The National Academies of Sciences, Engineering, and Medicine (NASEM) announced seven goals this month via its report The National Imperative to Improve Nursing Home Quality. The recommendations to achieve those goals are thorough. They are clear. And they involve everyone.
A quick glance at the recommendations may leave a provider confused. What can I do to effect change in the survey process or the nursing home financing system? While not all recommendations require provider involvement, there are many that do.
The Green House Project (GHP) is proud to note how its model of care already answers some of the recommendations of NASEM, and GHP is here to help organizations as they respond to the National Academies’ call to action.
The Green House Project’s work falls most specifically under the first two goals stated in the report:
- Deliver comprehensive, person-centered, equitable care that ensures the health, quality of life, and safety of nursing home residents; promotes resident autonomy; and manages risk
- Ensure a well-prepared, empowered, and appropriately compensated workforce
Goal One highlights the need for culture change and operationalized person-centered care within the nursing home setting. For almost 20 years, this has been the number-one goal of GHP.
We at GHP work with sites to transform their culture – putting the elders’ needs and preferences at the forefront. Instead of saying, “That’s how we’ve always done it,” or “Well, that works best for our staff,” cultural transformation asks: “What’s best for the elder? What is most dignified?”
GHP already provides a suite of trainings such as Person-Directed Care, The Role of the Nurse and Communicating for Success — along with our more comprehensive cultural transformation site-by-site consulting — that help nursing homes move to shared decision-making processes, elevate resident care preferences, and develop a balanced approach to resident autonomy versus safety.
Within Goal One, the imperative to move to single rooms and smaller nursing homes is also raised. The report specifies some design elements of this new type of nursing home.
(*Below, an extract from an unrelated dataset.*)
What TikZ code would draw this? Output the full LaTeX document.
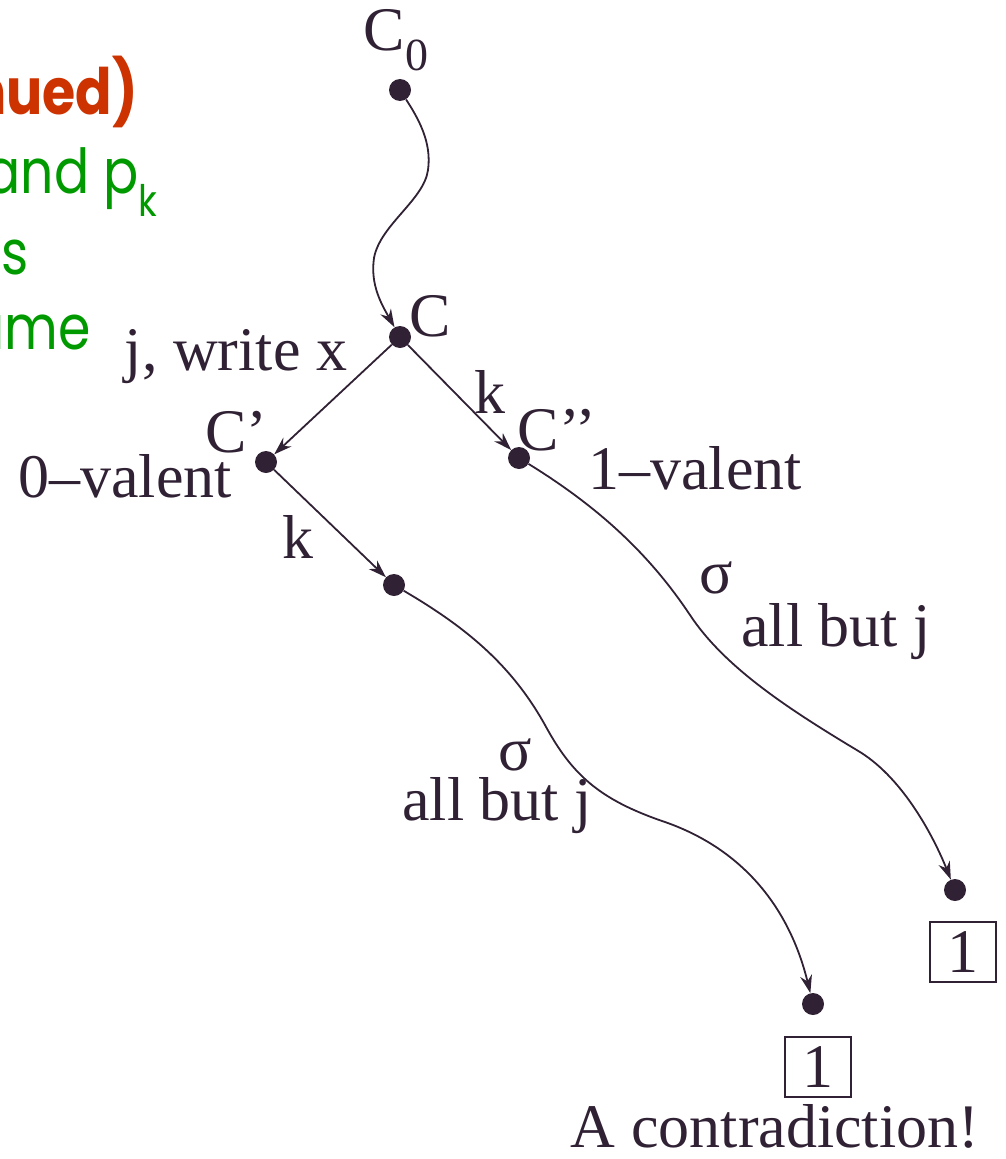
\documentclass[tikz,border=0pt]{standalone}
\usepackage{fontspec}
\setmainfont{Liberation Serif}
\newfontfamily\comic{Poppins}
\usetikzlibrary{arrows.meta}
\definecolor{ink}{RGB}{48,34,52}
\definecolor{titlered}{RGB}{204,51,0}
\definecolor{slidegreen}{RGB}{0,153,0}
\newcommand{\narrow}[1]{\scalebox{0.84}[1]{#1}}
\begin{document}
\begin{tikzpicture}[x=1pt,y=-1pt,
  dot/.style={circle,fill=ink,inner sep=0pt,minimum size=22pt},
  lbl/.style={text=ink,inner sep=0pt,font=\fontsize{62}{70}\selectfont},
  conn/.style={draw=ink,line width=1.8pt,-{Stealth[length=18pt,width=12pt]}},
  onebox/.style={draw=ink,line width=1.6pt,text=ink,minimum width=66pt,minimum height=60pt,inner sep=0pt,font=\fontsize{62}{70}\selectfont},
  slide/.style={inner sep=0pt,anchor=east,font=\comic\fontsize{62}{70}\selectfont}]
\useasboundingbox (0,0) rectangle (1005,1159);
\clip (0,0) rectangle (1005,1159);
% slide text fragments
\node[slide,text=titlered,font=\comic\bfseries\fontsize{64}{70}\selectfont] (t1) at (138,92) {\narrow{nued)}};
\node[slide,text=slidegreen] (t2) at (158,182) {\narrow{and p\textsubscript{k}}};
\node[slide,text=slidegreen] (t3) at (29,258) {\narrow{s}};
\node[slide,text=slidegreen] (t4) at (91,332) {\narrow{ame}};
% dots
\node[dot] (c0) at (400,90) {};
\node[dot] (c) at (400,337) {};
\node[dot] (cp) at (266,462) {};
\node[dot] (cpp) at (519,458) {};
\node[dot] (d1) at (394,585) {};
\node[dot] (d2) at (955,890) {};
\node[dot] (d3) at (813,1004) {};
% labels
\node[lbl] (lc0) at (396,40) {C\raisebox{-0.32em}{\fontsize{46}{50}\selectfont 0}};
\node[lbl] (lc) at (430,316) {C};
\node[lbl] (lcp) at (236,432) {C’};
\node[lbl] (lcpp) at (557,430) {C’’};
\node[lbl] (ljw) at (236,357) {j, write x};
\node[lbl] (l0v) at (125,476) {0–valent};
\node[lbl] (lk1) at (490,392) {k};
\node[lbl] (l1v) at (695,468) {1–valent};
\node[lbl] (lk2) at (298,537) {k};
\node[lbl] (ls1) at (716,578) {σ};
\node[lbl] (lab1) at (836,632) {all but j};
\node[lbl] (ls2) at (515,755) {σ};
\node[lbl] (lab2) at (497,806) {all but j};
\node[onebox] (b1) at (963,952) {1};
\node[onebox] (b2) at (818,1067) {1};
\node[lbl] (lcon) at (775,1126) {A contradiction!};
% connectors
\draw[conn] (c0) .. controls (418,118) and (432,142) .. (428,170)
  .. controls (424,200) and (380,225) .. (374,258)
  .. controls (370,285) and (382,305) .. (c);
\draw[conn] (c) -- (cp);
\draw[conn] (c) -- (cpp);
\draw[conn] (cp) -- (d1);
\draw[conn] (cpp) .. controls (600,508) and (650,555) .. (690,615)
  .. controls (725,668) and (790,710) .. (860,752)
  .. controls (905,780) and (935,840) .. (d2);
\draw[conn] (d1) .. controls (462,625) and (510,662) .. (545,725)
  .. controls (572,775) and (600,800) .. (665,822)
  .. controls (745,850) and (790,910) .. (d3);
\end{tikzpicture}
\end{document}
The design of these nursing homes should include consideration for the following characteristics: unit size, activity and dining space by unit, a readily accessible therapeutic outdoor area, an open kitchen, a staff work area, and entrances and exits. Smaller units should be designed to have the flexibility to address a range of resident care and rehabilitation needs. New designs should prioritize private bedrooms and bathrooms.
Since 2003, when the first Green House home opened, all trademarked Green House homes have had private bedrooms and bathrooms, 12 or fewer elders per home, a communal living room and dining room, an open kitchen, a staff work area, and access to the outdoors.
Moreover, the report states how smaller units assist with infection control. Green House homes are living proof of this. For example, in 2020, Green House homes had a COVID-19 infection rate per 1,000 elders that was only 48% (less than half) of the national nursing home infection rate. In 2021, the COVID-19 infection rate in Green House homes was even lower – this time 40% of the national nursing home infection rate. Additionally, Green House homes lost fewer elders to COVID-19, with death rates per 1,000 elders roughly one-third of the rate for nursing homes nationally in both 2020 and 2021.
And now for Goal Two.
Throughout the report, staff empowerment is raised both as a way to improve the workforce and to improve quality of care. Empowered Staff is one of the three values that all Green House homes are built on (the others are Real Home and Meaningful Life). And without an empowered team, the Green House model of care doesn’t work.
This empowerment is built on granting more autonomy to the frontline caregivers in daily decision-making, consistent staff assignments, and a coaching model of management.
Through several classes offered – including role/level-specific coaching classes – sites that work with GHP learn to restructure the traditional nursing home hierarchy into an alternative that creates better collaboration, improves communication, and better utilizes caregivers’ skillsets.
But will this help address the workforce shortage? While it may not help a site immediately attract new employees, the Green House Project would argue yes, because staff empowerment improves retention. Turnover in Green House homes – especially at the CNA level – is significantly lower than the national average: 33% compared to well over 100% nationally. Staff appreciate the increased autonomy and respect afforded under the universal caregiver model.
Finally, there has been much discussion about the need to advance the role of the CNA – including the need to include the CNA as a member of the interdisciplinary care team. The Green House model of staffing is built upon a collaborative care team and respects the CNA as a vital part of that team. After all, who spends the most time with the elders? Who knows them best? Within the Green House homes, CNAs’ voices are valued and central to the care decision-making process.
The wide-ranging goals of the National Academies’ report puts responsibility on all of us – state agencies, CMS, payors, providers, health systems, and more – to make major changes to improve a nursing home system that does not provide the quality of care that it should. These recommendations are interconnected and need all parties to work together. It’s a call on all of us to do our part now, not tomorrow.
There are immediate steps everyone can take – within their respective industry/discipline/organization – to improve care. For providers, this can begin with a move towards cultural transformation and staff empowerment. The Green House Project offers ready-to-use solutions and is eager to help.